Ich kann im Moment nicht verstehen, warum bloße MEINUNGEN Menschen plötzlich trennen – Menschen, die sich gut kennen und mögen. In meinem engsten Umkreis passiert das gerade. Und es ist wahnsinnig schmerzhaft. Vor allem verstehe ich es nicht.
Wieso können wir nicht zu unterschiedlichen Meinungen kommen und uns trotzdem weiter nah bleiben und mögen?
Das wäre für mich die Kernkompetenz der Stunde. Und ehrlich gesagt: Ist das denn nicht die Kernkompetenz gelebter Demokratie?
MEINE Meinung möchte ich im Folgenden anhand des Bildes der Schulklasse darstellen – aber ich versuche dabei niemanden zu überzeugen.

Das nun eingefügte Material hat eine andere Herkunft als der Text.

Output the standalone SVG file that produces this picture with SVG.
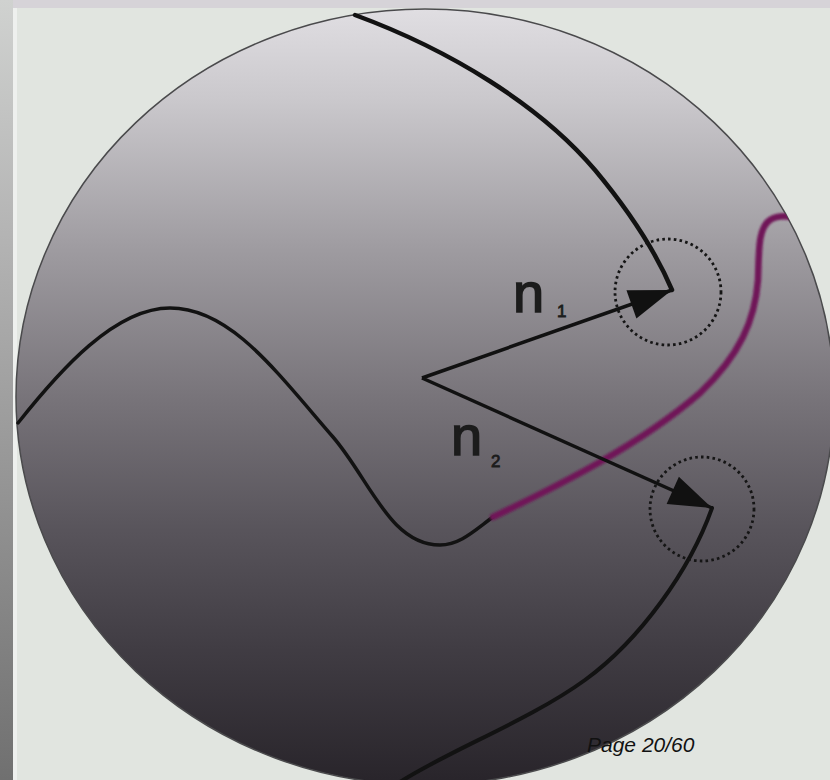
<svg xmlns="http://www.w3.org/2000/svg" width="830" height="780" viewBox="0 0 830 780">
  <defs>
    <linearGradient id="discGrad" gradientUnits="userSpaceOnUse" x1="0" y1="9" x2="0" y2="785">
      <stop offset="0" stop-color="#e0dee2"/>
      <stop offset="0.117" stop-color="#cac8cc"/>
      <stop offset="0.311" stop-color="#9e9ba0"/>
      <stop offset="0.505" stop-color="#777379"/>
      <stop offset="0.672" stop-color="#58545b"/>
      <stop offset="0.827" stop-color="#403c43"/>
      <stop offset="1" stop-color="#28242a"/>
    </linearGradient>
    <linearGradient id="stripGrad" x1="0" y1="0" x2="0" y2="1">
      <stop offset="0" stop-color="#d0d2d0"/>
      <stop offset="0.3" stop-color="#b4b4b4"/>
      <stop offset="1" stop-color="#707070"/>
    </linearGradient>
    <clipPath id="discClip">
      <ellipse cx="425" cy="397" rx="409" ry="388"/>
    </clipPath>
    <marker id="ah" viewBox="-46 -18 48 36" refX="0" refY="0" markerWidth="48" markerHeight="36" markerUnits="userSpaceOnUse" orient="auto">
      <path d="M0,0 L-43,-15 L-43,15 Z" fill="#111"/>
    </marker>
    <filter id="soft" x="-5%" y="-5%" width="110%" height="110%">
      <feGaussianBlur stdDeviation="0.8"/>
    </filter>
  </defs>
  <style>
    .curve { fill: none; stroke: #121212; stroke-linecap: round; stroke-linejoin: round; }
    .arrow { fill: none; stroke: #111; stroke-width: 3.5; }
    .target { fill: none; stroke: #151515; stroke-width: 2.8; stroke-dasharray: 2.6 3.2; }
    .lbl { font-family: "Liberation Sans", Arial, sans-serif; fill: #1c1c1c; stroke: #1c1c1c; }
  </style>

  <g id="background">
    <rect x="0" y="0" width="830" height="780" fill="#e1e5e0"/>
    <rect x="0" y="0" width="830" height="8" fill="#d6d3d8"/>
    <rect x="0" y="0" width="13" height="780" fill="url(#stripGrad)"/>
    <rect x="13" y="8" width="4" height="772" fill="#eef0ee"/>
  </g>

  <g id="disc">
    <ellipse cx="425" cy="397" rx="409" ry="388" fill="url(#discGrad)" stroke="#4a4a4c" stroke-width="1.5"/>
  </g>

  <g id="connectors">
    <path id="topCurve" class="curve" stroke-width="4.5" d="M355,15 C450,50 540,105 595,170 C630,212 655,250 672,290"/>
    <path id="bottomCurve" class="curve" stroke-width="4" d="M712,508 C690,570 640,640 585,680 C530,720 450,750 400,782"/>
    <path id="waveCurve" class="curve" stroke-width="3.5" d="M18,423 C60,370 115,308 170,308 C230,308 275,370 333,437 C370,480 390,545 440,545 C460,545 475,530 493,517"/>
    <g clip-path="url(#discClip)">
      <path id="purpleCurve" fill="none" stroke="#701858" stroke-width="6.5" stroke-linecap="round" filter="url(#soft)" d="M493,517 C560,485 640,445 700,393 C740,355 755,320 758,280 C759,250 758,228 770,220 C780,214 795,216 802,222"/>
    </g>
  </g>

  <g id="arrows">
    <line id="arrowN1" class="arrow" x1="422" y1="378" x2="672" y2="290" marker-end="url(#ah)"/>
    <line id="arrowN2" class="arrow" x1="422" y1="378" x2="712" y2="508" marker-end="url(#ah)"/>
  </g>

  <g id="target1">
    <circle class="target" cx="668" cy="292" r="53"/>
  </g>
  <g id="target2">
    <circle class="target" cx="702" cy="509" r="52"/>
  </g>

  <g id="label-n1">
    <text class="lbl" x="513" y="312" font-size="56" stroke-width="1.6">n</text>
    <text class="lbl" x="557" y="317" font-size="17" stroke-width="0.8">1</text>
  </g>
  <g id="label-n2">
    <text class="lbl" x="451" y="455" font-size="56" stroke-width="1.6">n</text>
    <text class="lbl" x="491" y="467" font-size="17" stroke-width="0.8">2</text>
  </g>

  <g id="page">
    <text x="587" y="752" font-family="Liberation Sans, Arial, sans-serif" font-style="italic" font-size="21" fill="#111">Page 20/60</text>
  </g>
</svg>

Ich glaube – schon seit langer Zeit – dass es wichtig ist, die eigene Position mit anderen zu teilen, sich gegenseitig zuzumuten und sich zu trauen, sicht- und hörbar zu sein. Denn nur dann sind alle Perspektiven verfügbar und nur dann können wir uns ein Bild von der Welt machen, in ihrer ganzen Komplexität.
Dies hier ist MEIN Bild, das ich derzeit im Kopf habe. Vielleicht hast du ein anderes: Dann schreib es doch auf und teile es.

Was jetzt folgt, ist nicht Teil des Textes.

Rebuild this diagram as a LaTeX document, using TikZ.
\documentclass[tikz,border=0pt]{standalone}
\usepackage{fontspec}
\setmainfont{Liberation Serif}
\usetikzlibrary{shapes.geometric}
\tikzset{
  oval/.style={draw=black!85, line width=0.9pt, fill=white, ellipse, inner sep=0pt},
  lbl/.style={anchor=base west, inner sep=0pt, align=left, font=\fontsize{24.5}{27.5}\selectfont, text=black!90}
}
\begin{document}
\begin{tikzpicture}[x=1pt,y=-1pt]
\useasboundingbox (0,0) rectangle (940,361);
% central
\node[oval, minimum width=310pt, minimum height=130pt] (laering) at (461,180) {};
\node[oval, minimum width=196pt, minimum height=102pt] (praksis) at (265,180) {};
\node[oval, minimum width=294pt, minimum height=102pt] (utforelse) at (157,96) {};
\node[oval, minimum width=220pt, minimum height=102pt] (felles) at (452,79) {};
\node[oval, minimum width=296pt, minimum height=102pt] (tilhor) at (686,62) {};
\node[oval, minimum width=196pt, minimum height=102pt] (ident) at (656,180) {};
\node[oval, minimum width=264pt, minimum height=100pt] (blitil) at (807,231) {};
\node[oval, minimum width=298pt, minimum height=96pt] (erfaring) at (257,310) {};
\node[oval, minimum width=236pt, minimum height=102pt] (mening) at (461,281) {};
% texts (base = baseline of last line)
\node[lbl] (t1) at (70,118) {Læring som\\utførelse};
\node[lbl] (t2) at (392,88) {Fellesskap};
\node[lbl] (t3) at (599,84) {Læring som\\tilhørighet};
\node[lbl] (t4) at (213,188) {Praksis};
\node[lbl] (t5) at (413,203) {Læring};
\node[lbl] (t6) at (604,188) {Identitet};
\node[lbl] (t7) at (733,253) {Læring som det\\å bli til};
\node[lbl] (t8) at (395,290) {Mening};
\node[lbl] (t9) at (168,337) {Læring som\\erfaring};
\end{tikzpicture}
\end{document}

Die Geschichte vom nutzlosen Widerstand
Stellen wir uns eine Schulklasse vor. Sie sitzt in ihrem Klassenraum und die Schule brennt. Die Lehrer*innen sind ins Lehrerzimmer gegangen und diskutieren, was zu tun ist. Sie trauen sich nicht, zu sagen:
„Ihr MÜSST sofort alle raus! Und wenn ihr nicht wollt, dann tragen wir euch mit Gewalt aus dem Klassenzimmer!“
Das machen sie nicht, weil sie nicht autoritär sein wollen. Es hätte zwar den Vorteil, dass dann alle mit dem Leben davonkommen würden. Und eventuell unter den Schüler*innen auch nicht soviel Streit entstehen würde. Denn die Schüler*innen würden dann empört rufen: Diktatur! Wir werden gezwungen! Und sie hätten einen gemeinsamen Feind – die Lehrer*innen. Und wir wissen ja: Ein gemeinsamer Feind verbindet.
Aber die Lehrer*innen wissen natürlich, welche Nachteile autoritäre Maßnahmen haben.
Deswegen RATEN die Lehrer*innen also nur, dass es sinnvoller wäre, den Klassenraum zu verlassen.
Diese Lehrer*innen haben leider nicht Jesper Juul gelesen. Dann wüssten sie, dass zwischen autoritärem Handeln und Laissez-faire („Macht doch, was ihr wollt:“) eine dritte Option möglich gewesen wäre: Nämlich gleichwürdige Führung.
Die würde bedeuten, dass die Lehrer*innen schon seit langem Selbstwert und Verantwortung statt Anpassung beigebracht hätten. Und dass sie Wissen und unterschiedlich verteiltes symbolisches Kapital transparent gemacht hätten, statt es zu verschleiern. Sie hätten zur Freiheit (Mündigkeit“) „erziehen“ können, statt zur Anpassung an Notenmaßstäbe (Unmündigkeit).
Jetzt fiel es den Lehrer*innen aufs Dach, dass sie damit nicht früher angefangen hatten.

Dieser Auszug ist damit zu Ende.